• DESCRIPTION OF THE TASK
Gather from the material every line that contains the string "with".

BEGIN DATA SEGMENT

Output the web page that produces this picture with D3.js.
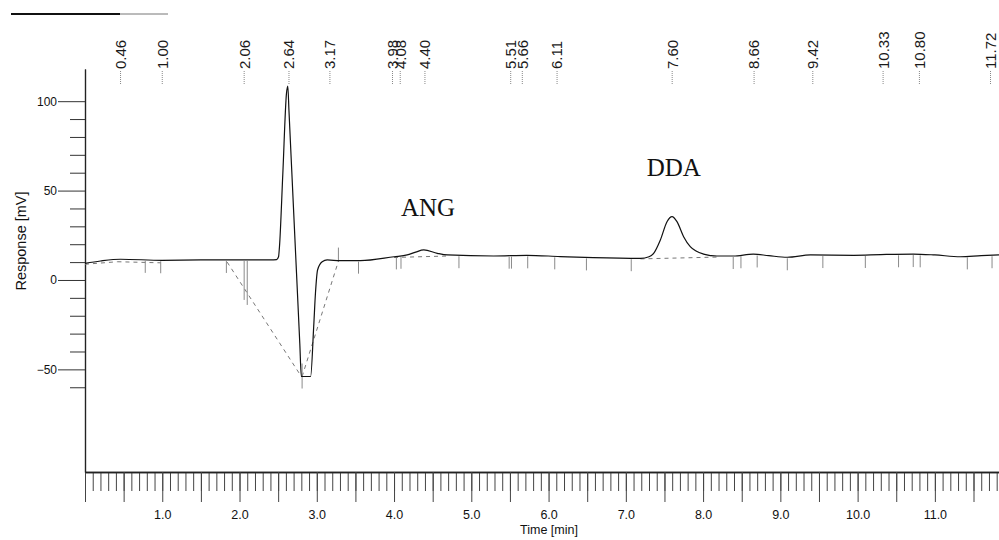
<!DOCTYPE html>
<html>
<head>
<meta charset="utf-8">
<script src="https://cdn.jsdelivr.net/npm/d3@7/dist/d3.min.js"></script>
<style>
  body { margin: 0; background: #fff; }
  svg { display: block; font-family: "Liberation Sans", Arial, sans-serif; }
</style>
</head>
<body>
<svg id="chart" width="999" height="540"></svg>
<script>
// chromatogram trace, time [min] / response [mV]
const traceTimes = [0.00, 0.20, 0.46, 1.00, 1.50, 2.00, 2.40, 2.48, 2.505, 2.517, 2.56, 2.608,
  2.625, 2.64, 2.70, 2.78, 2.80, 2.92, 2.96, 2.983, 3.01, 3.07, 3.135, 3.30, 3.565, 4.00,
  4.17, 4.28, 4.385, 4.56, 4.69, 5.29, 5.72, 6.15, 6.58, 7.19, 7.30, 7.36, 7.447, 7.533,
  7.598, 7.662, 7.748, 7.834, 8.006, 8.18, 8.39, 8.65, 8.85, 9.09, 9.39, 9.95, 10.30,
  10.72, 11.00, 11.33, 11.60, 11.83];
const traceValues = [9.3, 10.6, 11.6, 11.0, 11.2, 11.2, 11.2, 11.4, 13.0, 18.6, 59.0, 104.5,
  108.5, 94.6, 38.8, -35.4, -54.0, -54.0, -26.1, -7.3, 5.6, 10.2, 11.2, 10.8, 10.8, 13.0,
  14.0, 15.6, 16.8, 14.9, 14.0, 13.4, 13.8, 13.1, 12.5, 12.1, 13.0, 14.9, 22.4, 32.6,
  35.4, 32.6, 24.2, 18.6, 14.5, 13.4, 13.4, 14.5, 13.6, 12.7, 14.0, 13.8, 14.2,
  14.5, 14.0, 13.0, 13.6, 14.0];

// integration baselines: [t1, v1, t2, v2]
const baselineSegments = [
  [0.00, 8.8, 0.42, 10.2],
  [0.42, 10.2, 0.98, 9.6],
  [1.84, 10.0, 2.80, -54.0],
  [2.81, -54.0, 3.285, 11.2],
  [4.00, 12.6, 4.69, 13.4],
  [7.19, 11.8, 8.18, 12.8]
];

// retention time labels along the top
const peakLabels = [0.46, 1.00, 2.06, 2.64, 3.17, 3.98, 4.08, 4.40, 5.51, 5.66, 6.11,
  7.60, 8.66, 9.42, 10.33, 10.80, 11.72];

// peak start/end event marks
const markerTimes = [0.78, 0.98, 1.83, 3.54, 4.03, 4.09, 4.84, 5.49, 5.52, 5.73, 6.08,
  6.49, 7.07, 8.39, 8.49, 8.70, 9.09, 9.55, 10.10, 10.53, 10.72, 10.81, 11.42, 11.74];
const longMarkerTimes = [2.06, 2.10];
const troughMarkerTimes = [2.81];
const upMarkerTimes = [3.28];

// axes
const yMajorTicks = [-50, 0, 50, 100];
const yMinorTicks = [-60, -40, -30, -20, -10, 10, 20, 30, 40, 60, 70, 80, 90];
const xLabelTicks = [1, 2, 3, 4, 5, 6, 7, 8, 9, 10, 11];

// compound annotations
const compoundNames = ['ANG', 'DDA'];
const compoundTimes = [4.09, 7.27];
const compoundValues = [36, 58];

const svg = d3.select('#chart');

const x = d3.scaleLinear().domain([0, 11.83]).range([85, 999]);
const y = d3.scaleLinear().domain([-107.4, 118]).range([472, 69]);
const traceAt = d3.scaleLinear().domain(traceTimes).range(traceValues);

// small rule in the top-left corner
svg.append('line')
  .attr('x1', 11).attr('x2', 120).attr('y1', 14).attr('y2', 14)
  .attr('stroke', '#111').attr('stroke-width', 2);
svg.append('line')
  .attr('x1', 120).attr('x2', 168).attr('y1', 14).attr('y2', 14)
  .attr('stroke', '#777').attr('stroke-width', 1);

// x axis: minor every 0.1, long every 0.5
const xMinor = d3.axisBottom(x)
  .tickValues(d3.range(0, 119).map(i => i / 10))
  .tickSize(19).tickSizeOuter(0).tickFormat('');
const xMajor = d3.axisBottom(x)
  .tickValues(d3.range(0, 24).map(i => i / 2))
  .tickSize(30).tickSizeOuter(0).tickPadding(8)
  .tickFormat(d => xLabelTicks.includes(d) ? d3.format('.1f')(d) : '');

const gx = svg.append('g').attr('transform', `translate(0,${y(-107.4)})`);
gx.call(xMinor);
gx.append('g').call(xMajor);
gx.selectAll('path.domain').attr('stroke', '#222').attr('stroke-width', 1.3);
gx.selectAll('.tick line').attr('stroke', '#444');
gx.selectAll('text').attr('font-size', 12.5).attr('fill', '#111')
  .attr('font-family', '"Liberation Sans", Arial, sans-serif');

svg.append('text')
  .attr('x', 549).attr('y', 534)
  .attr('text-anchor', 'middle').attr('font-size', 12.5).attr('fill', '#111')
  .text('Time [min]');

// y axis
const yMinor = d3.axisLeft(y).tickValues(yMinorTicks)
  .tickSize(15).tickSizeOuter(0).tickFormat('');
const yMajor = d3.axisLeft(y).tickValues(yMajorTicks)
  .tickSize(27).tickSizeOuter(0).tickPadding(1);

const gy = svg.append('g').attr('transform', `translate(${x(0)},0)`);
gy.call(yMinor);
gy.append('g').call(yMajor);
gy.selectAll('path.domain').attr('stroke', '#222').attr('stroke-width', 1.2);
gy.selectAll('.tick line').attr('stroke', '#333');
gy.selectAll('text').attr('font-size', 12).attr('fill', '#111')
  .attr('font-family', '"Liberation Sans", Arial, sans-serif');

svg.append('text')
  .attr('transform', 'translate(21,241) rotate(-90)')
  .attr('text-anchor', 'middle').attr('dy', '0.35em')
  .attr('font-size', 14.5).attr('fill', '#111')
  .text('Response [mV]');

// retention time labels with dotted leaders
const labelBottom = 69;
const lg = svg.append('g');
lg.selectAll('line')
  .data(peakLabels)
  .join('line')
  .attr('x1', d => x(d)).attr('x2', d => x(d))
  .attr('y1', labelBottom + 2).attr('y2', 85)
  .attr('stroke', '#888').attr('stroke-width', 1)
  .attr('stroke-dasharray', '1,1');
lg.selectAll('text')
  .data(peakLabels)
  .join('text')
  .attr('transform', d => `translate(${x(d)},${labelBottom}) rotate(-90)`)
  .attr('dy', '0.36em')
  .attr('font-size', 15).attr('fill', '#1a1a1a')
  .text(d => d3.format('.2f')(d));

// integration baselines
svg.append('g').selectAll('line')
  .data(baselineSegments)
  .join('line')
  .attr('x1', d => x(d[0])).attr('y1', d => y(d[1]))
  .attr('x2', d => x(d[2])).attr('y2', d => y(d[3]))
  .attr('stroke', '#777').attr('stroke-width', 1)
  .attr('stroke-dasharray', '4,4');

// event marks below the trace
const mg = svg.append('g').attr('stroke', '#8a8a8a').attr('stroke-width', 1);
mg.selectAll('.m')
  .data(markerTimes)
  .join('line').attr('class', 'm')
  .attr('x1', d => x(d)).attr('x2', d => x(d))
  .attr('y1', d => y(traceAt(d)) + 1).attr('y2', d => y(traceAt(d)) + 13);
mg.selectAll('.ml')
  .data(longMarkerTimes)
  .join('line').attr('class', 'ml')
  .attr('x1', d => x(d)).attr('x2', d => x(d))
  .attr('y1', d => y(traceAt(d)) + 1).attr('y2', (d, i) => y(traceAt(d)) + 40 + i * 5);
mg.selectAll('.mt')
  .data(troughMarkerTimes)
  .join('line').attr('class', 'mt')
  .attr('x1', d => x(d)).attr('x2', d => x(d))
  .attr('y1', d => y(traceAt(d)) - 13).attr('y2', d => y(traceAt(d)) + 12);
mg.selectAll('.mu')
  .data(upMarkerTimes)
  .join('line').attr('class', 'mu')
  .attr('x1', d => x(d)).attr('x2', d => x(d))
  .attr('y1', d => y(traceAt(d)) - 13).attr('y2', d => y(traceAt(d)));

// the trace itself
const line = d3.line()
  .x(d => x(d[0]))
  .y(d => y(d[1]))
  .curve(d3.curveMonotoneX);

svg.append('path')
  .datum(d3.zip(traceTimes, traceValues))
  .attr('d', line)
  .attr('fill', 'none')
  .attr('stroke', '#111')
  .attr('stroke-width', 1.2)
  .attr('stroke-linejoin', 'round');

// compound names
svg.append('g').selectAll('text')
  .data(compoundNames)
  .join('text')
  .attr('x', (d, i) => x(compoundTimes[i]))
  .attr('y', (d, i) => y(compoundValues[i]))
  .attr('font-family', '"Liberation Serif", "Times New Roman", serif')
  .attr('font-size', 25).attr('fill', '#111')
  .text(d => d);
</script>
</body>
</html>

END DATA SEGMENT

• FINISHED EXERCISE
Output the web page that produces this picture with D3.js.
// retention time labels with dotted leaders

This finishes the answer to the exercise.